Aceitar e Agir acertadamente

Kshanti, Karma e Dharma

Aceitação é um termo que em Português pode ter duas conotações diferentes. Se, por um lado, aceitar significa receber o que é oferecido, concordar ou aprovar, a palavra aceitação nem sempre tem uma conotação positiva, sendo frequentemente empregue com o significado de resignação, isto é, aceitação sem escolha ou contra vontade.

No Sânscrito, a palavra kshanti (kṣānti), que se traduz por aceitação, não tem conotação positiva nem negativa. Simplesmente traduz aceitação, sem júbilo, mas também sem esforço ou contrariedade. Kshanti traduz a aceitação ou acomodação às coisas e às situações tal como elas são ou se nos apresentam. Traduz o reconhecimento de que não temos controlo sobre alguns acontecimentos, e que estes não ocorrem para nos agradar ou desagradar. Independentemente dos juízos que fazemos sobre as circunstâncias, temos que aceitar que não temos modo de as alterar. O momento que vivemos agora mostra, de forma muito clara, que é assim. É preciso que compreendamos que uma pandemia causada por um vírus, embora coloque dificuldades presentes e futuras, não acontece para nos contrariar nem combater e, por isso mesmo, não é com atitudes de rejeição ou de irritação que podemos fazer-lhes frente. A inflamação do nosso ego, que se recusa a aceitar que a vida não está sob o nosso comando, pode ser o nosso maior inimigo, porque nos deixa cegos e incapazes de agir com lucidez.

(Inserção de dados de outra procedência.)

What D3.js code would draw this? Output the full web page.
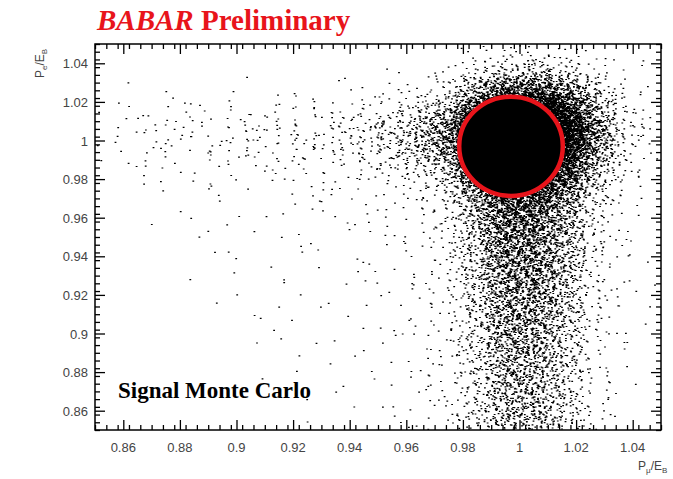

Está na hora de aplicar kshanti e de acalmar os juízos egocêntricos, que tudo classificam como bom ou mau, certo ou errado. É agora o tempo de aprender. Fazer frente a dificuldades e a contrariedades é uma oportunidade para crescer, para nos frontalizarmos com a transcendência e reconhecermos que mesmo que nos pareça que tudo se está a desmoronar, a vida continua. Não significa isto que não tenha importância reconhecer o sofrimento e que esse possa ser minimizado. É preciso ser solidário, ser compassivo e minimizar o sofrimento pessoal e de todos. Mas para o fazer, é preciso deixar de lado as certezas e convicções individualistas, aceitando a vida e continuando a fazer aquilo que está certo ou, usando as palavras do sânscrito que traduzem estes conceitos, cumprindo o karma, o que devemos fazer, segundo o dharma, em consonância com os valores Universais. Se retirarmos das dificuldades que se nos colocam hoje a capacidade de relativizar e enquadrar o presente num contexto mais amplo que nós próprios, sairemos mais preparados para fazer frente à vida e perceber  que as estações do ano se sucedem, a energia continua a fluir e é nesse fluxo que encontramos o nosso lugar.